### GIVEN DATA
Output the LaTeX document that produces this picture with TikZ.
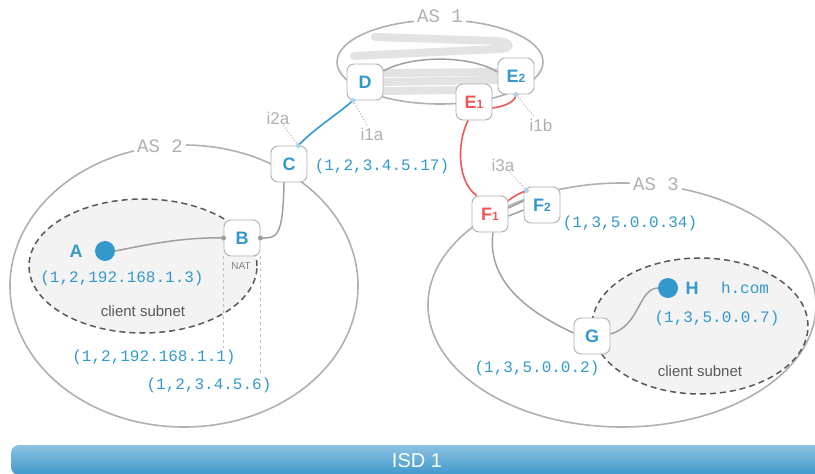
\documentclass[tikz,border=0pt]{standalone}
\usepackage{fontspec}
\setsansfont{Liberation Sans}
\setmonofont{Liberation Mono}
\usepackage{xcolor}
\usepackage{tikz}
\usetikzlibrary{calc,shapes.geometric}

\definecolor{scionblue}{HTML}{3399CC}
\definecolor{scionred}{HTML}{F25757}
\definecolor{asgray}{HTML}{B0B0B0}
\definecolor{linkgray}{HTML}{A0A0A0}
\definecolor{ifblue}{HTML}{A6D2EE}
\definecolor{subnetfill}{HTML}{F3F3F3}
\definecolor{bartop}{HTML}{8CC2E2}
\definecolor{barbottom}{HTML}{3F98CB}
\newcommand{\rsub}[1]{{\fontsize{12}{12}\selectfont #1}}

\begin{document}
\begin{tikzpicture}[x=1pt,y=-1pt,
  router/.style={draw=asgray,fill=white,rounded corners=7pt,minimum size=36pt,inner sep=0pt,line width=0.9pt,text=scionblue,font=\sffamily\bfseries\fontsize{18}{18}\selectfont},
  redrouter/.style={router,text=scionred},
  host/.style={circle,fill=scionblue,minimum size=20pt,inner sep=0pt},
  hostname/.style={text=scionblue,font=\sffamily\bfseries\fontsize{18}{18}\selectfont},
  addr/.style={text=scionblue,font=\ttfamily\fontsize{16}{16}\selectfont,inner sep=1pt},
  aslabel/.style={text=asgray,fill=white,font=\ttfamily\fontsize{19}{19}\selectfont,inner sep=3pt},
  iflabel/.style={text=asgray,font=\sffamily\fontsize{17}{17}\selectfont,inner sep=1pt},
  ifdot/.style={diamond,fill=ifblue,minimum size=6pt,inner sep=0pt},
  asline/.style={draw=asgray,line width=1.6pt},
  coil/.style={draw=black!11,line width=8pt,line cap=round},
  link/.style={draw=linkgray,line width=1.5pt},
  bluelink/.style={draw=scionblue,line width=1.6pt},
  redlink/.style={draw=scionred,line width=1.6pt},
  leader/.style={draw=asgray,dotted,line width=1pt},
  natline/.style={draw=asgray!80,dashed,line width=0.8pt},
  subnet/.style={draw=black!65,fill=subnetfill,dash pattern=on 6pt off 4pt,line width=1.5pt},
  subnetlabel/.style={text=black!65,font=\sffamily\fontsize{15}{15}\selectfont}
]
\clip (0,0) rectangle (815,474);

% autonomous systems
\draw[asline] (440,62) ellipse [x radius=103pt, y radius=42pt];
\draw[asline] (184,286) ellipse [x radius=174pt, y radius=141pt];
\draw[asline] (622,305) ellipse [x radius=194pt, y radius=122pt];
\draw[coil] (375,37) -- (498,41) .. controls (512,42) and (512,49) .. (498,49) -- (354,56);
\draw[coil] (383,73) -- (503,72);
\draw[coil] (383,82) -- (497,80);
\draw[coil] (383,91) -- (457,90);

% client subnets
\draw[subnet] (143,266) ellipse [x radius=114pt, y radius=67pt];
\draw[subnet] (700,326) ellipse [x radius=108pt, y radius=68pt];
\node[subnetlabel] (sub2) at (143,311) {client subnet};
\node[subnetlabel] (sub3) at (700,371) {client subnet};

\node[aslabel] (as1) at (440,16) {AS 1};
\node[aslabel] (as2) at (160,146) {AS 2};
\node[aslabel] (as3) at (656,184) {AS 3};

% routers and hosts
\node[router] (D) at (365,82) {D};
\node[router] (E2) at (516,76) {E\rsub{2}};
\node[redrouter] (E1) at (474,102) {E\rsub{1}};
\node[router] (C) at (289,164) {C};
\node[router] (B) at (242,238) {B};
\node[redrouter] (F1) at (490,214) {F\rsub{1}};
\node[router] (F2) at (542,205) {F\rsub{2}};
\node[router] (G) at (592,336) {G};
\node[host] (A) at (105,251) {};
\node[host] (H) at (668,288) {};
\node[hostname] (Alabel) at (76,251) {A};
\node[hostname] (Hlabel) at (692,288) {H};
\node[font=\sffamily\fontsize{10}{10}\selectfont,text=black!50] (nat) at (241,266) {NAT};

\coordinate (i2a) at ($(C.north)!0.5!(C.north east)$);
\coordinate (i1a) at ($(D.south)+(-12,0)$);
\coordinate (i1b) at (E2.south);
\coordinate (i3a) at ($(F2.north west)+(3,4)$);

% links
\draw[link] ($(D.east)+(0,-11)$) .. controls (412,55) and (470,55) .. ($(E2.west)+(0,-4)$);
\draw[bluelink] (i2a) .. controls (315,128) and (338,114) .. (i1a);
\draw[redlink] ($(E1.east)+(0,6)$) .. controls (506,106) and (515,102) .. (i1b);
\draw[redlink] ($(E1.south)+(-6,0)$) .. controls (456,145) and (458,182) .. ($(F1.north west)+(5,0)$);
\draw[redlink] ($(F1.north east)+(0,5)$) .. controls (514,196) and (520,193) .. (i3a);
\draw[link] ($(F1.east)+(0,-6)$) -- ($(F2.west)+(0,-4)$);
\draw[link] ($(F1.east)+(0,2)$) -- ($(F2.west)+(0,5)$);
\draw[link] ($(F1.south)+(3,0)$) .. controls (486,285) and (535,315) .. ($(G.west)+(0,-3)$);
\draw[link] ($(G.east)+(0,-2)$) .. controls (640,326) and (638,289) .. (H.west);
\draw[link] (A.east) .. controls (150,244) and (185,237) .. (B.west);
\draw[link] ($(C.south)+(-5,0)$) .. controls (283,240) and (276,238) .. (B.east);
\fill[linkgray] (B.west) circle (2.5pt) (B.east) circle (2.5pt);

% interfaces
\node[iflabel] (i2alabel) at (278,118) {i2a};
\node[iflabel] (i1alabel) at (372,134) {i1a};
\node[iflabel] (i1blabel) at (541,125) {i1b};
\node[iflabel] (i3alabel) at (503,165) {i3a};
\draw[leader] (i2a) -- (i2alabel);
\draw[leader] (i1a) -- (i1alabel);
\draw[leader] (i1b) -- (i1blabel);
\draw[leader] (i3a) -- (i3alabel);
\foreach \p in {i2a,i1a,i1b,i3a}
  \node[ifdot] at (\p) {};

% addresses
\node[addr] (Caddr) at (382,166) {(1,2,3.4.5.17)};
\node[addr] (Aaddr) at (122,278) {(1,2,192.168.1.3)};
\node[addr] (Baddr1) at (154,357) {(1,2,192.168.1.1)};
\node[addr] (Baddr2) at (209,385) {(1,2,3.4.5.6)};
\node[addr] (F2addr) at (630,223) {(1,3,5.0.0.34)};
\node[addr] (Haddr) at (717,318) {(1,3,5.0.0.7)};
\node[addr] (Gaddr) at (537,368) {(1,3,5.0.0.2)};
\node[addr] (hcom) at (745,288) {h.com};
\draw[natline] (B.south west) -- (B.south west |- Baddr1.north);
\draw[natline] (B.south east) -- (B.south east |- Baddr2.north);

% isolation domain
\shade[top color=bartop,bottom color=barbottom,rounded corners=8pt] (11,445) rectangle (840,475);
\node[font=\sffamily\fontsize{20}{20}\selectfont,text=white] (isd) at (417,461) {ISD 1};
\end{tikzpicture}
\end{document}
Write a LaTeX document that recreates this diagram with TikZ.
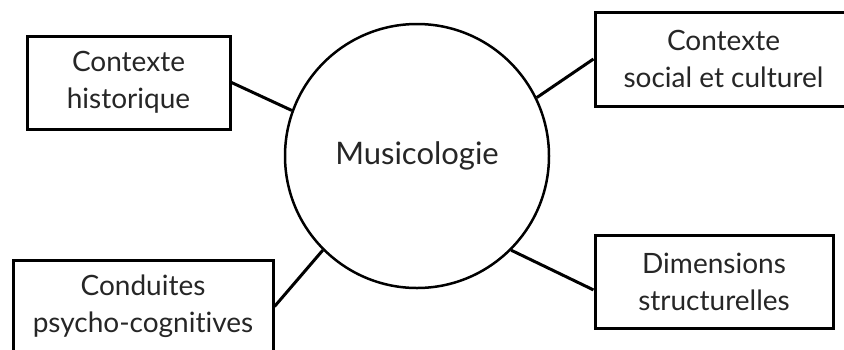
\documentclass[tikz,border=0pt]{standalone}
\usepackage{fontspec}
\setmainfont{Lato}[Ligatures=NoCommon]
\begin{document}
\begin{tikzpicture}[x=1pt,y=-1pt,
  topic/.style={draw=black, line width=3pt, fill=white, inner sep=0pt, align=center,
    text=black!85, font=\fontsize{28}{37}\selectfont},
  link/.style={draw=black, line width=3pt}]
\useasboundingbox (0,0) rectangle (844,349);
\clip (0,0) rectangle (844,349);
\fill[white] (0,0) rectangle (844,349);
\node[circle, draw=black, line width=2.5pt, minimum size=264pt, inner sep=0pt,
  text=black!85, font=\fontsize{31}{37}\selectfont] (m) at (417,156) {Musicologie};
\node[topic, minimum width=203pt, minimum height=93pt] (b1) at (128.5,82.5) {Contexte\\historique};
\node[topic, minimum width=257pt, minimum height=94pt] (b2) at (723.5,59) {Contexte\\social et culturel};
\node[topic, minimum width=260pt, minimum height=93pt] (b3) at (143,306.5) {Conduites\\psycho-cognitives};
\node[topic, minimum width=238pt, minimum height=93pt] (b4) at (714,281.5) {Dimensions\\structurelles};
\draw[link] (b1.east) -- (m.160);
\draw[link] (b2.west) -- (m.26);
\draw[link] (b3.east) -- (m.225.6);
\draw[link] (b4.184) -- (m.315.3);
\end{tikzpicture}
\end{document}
######
EXERCISE GOAL =>
Above are the records; repeat their lines from the first through the line containing "(0,0) rectangle (815,474);", and leave out each picture.

TASK OUTPUT =>
Output the LaTeX document that produces this picture with TikZ.
\documentclass[tikz,border=0pt]{standalone}
\usepackage{fontspec}
\setsansfont{Liberation Sans}
\setmonofont{Liberation Mono}
\usepackage{xcolor}
\usepackage{tikz}
\usetikzlibrary{calc,shapes.geometric}

\definecolor{scionblue}{HTML}{3399CC}
\definecolor{scionred}{HTML}{F25757}
\definecolor{asgray}{HTML}{B0B0B0}
\definecolor{linkgray}{HTML}{A0A0A0}
\definecolor{ifblue}{HTML}{A6D2EE}
\definecolor{subnetfill}{HTML}{F3F3F3}
\definecolor{bartop}{HTML}{8CC2E2}
\definecolor{barbottom}{HTML}{3F98CB}
\newcommand{\rsub}[1]{{\fontsize{12}{12}\selectfont #1}}

\begin{document}
\begin{tikzpicture}[x=1pt,y=-1pt,
  router/.style={draw=asgray,fill=white,rounded corners=7pt,minimum size=36pt,inner sep=0pt,line width=0.9pt,text=scionblue,font=\sffamily\bfseries\fontsize{18}{18}\selectfont},
  redrouter/.style={router,text=scionred},
  host/.style={circle,fill=scionblue,minimum size=20pt,inner sep=0pt},
  hostname/.style={text=scionblue,font=\sffamily\bfseries\fontsize{18}{18}\selectfont},
  addr/.style={text=scionblue,font=\ttfamily\fontsize{16}{16}\selectfont,inner sep=1pt},
  aslabel/.style={text=asgray,fill=white,font=\ttfamily\fontsize{19}{19}\selectfont,inner sep=3pt},
  iflabel/.style={text=asgray,font=\sffamily\fontsize{17}{17}\selectfont,inner sep=1pt},
  ifdot/.style={diamond,fill=ifblue,minimum size=6pt,inner sep=0pt},
  asline/.style={draw=asgray,line width=1.6pt},
  coil/.style={draw=black!11,line width=8pt,line cap=round},
  link/.style={draw=linkgray,line width=1.5pt},
  bluelink/.style={draw=scionblue,line width=1.6pt},
  redlink/.style={draw=scionred,line width=1.6pt},
  leader/.style={draw=asgray,dotted,line width=1pt},
  natline/.style={draw=asgray!80,dashed,line width=0.8pt},
  subnet/.style={draw=black!65,fill=subnetfill,dash pattern=on 6pt off 4pt,line width=1.5pt},
  subnetlabel/.style={text=black!65,font=\sffamily\fontsize{15}{15}\selectfont}
]
\clip (0,0) rectangle (815,474);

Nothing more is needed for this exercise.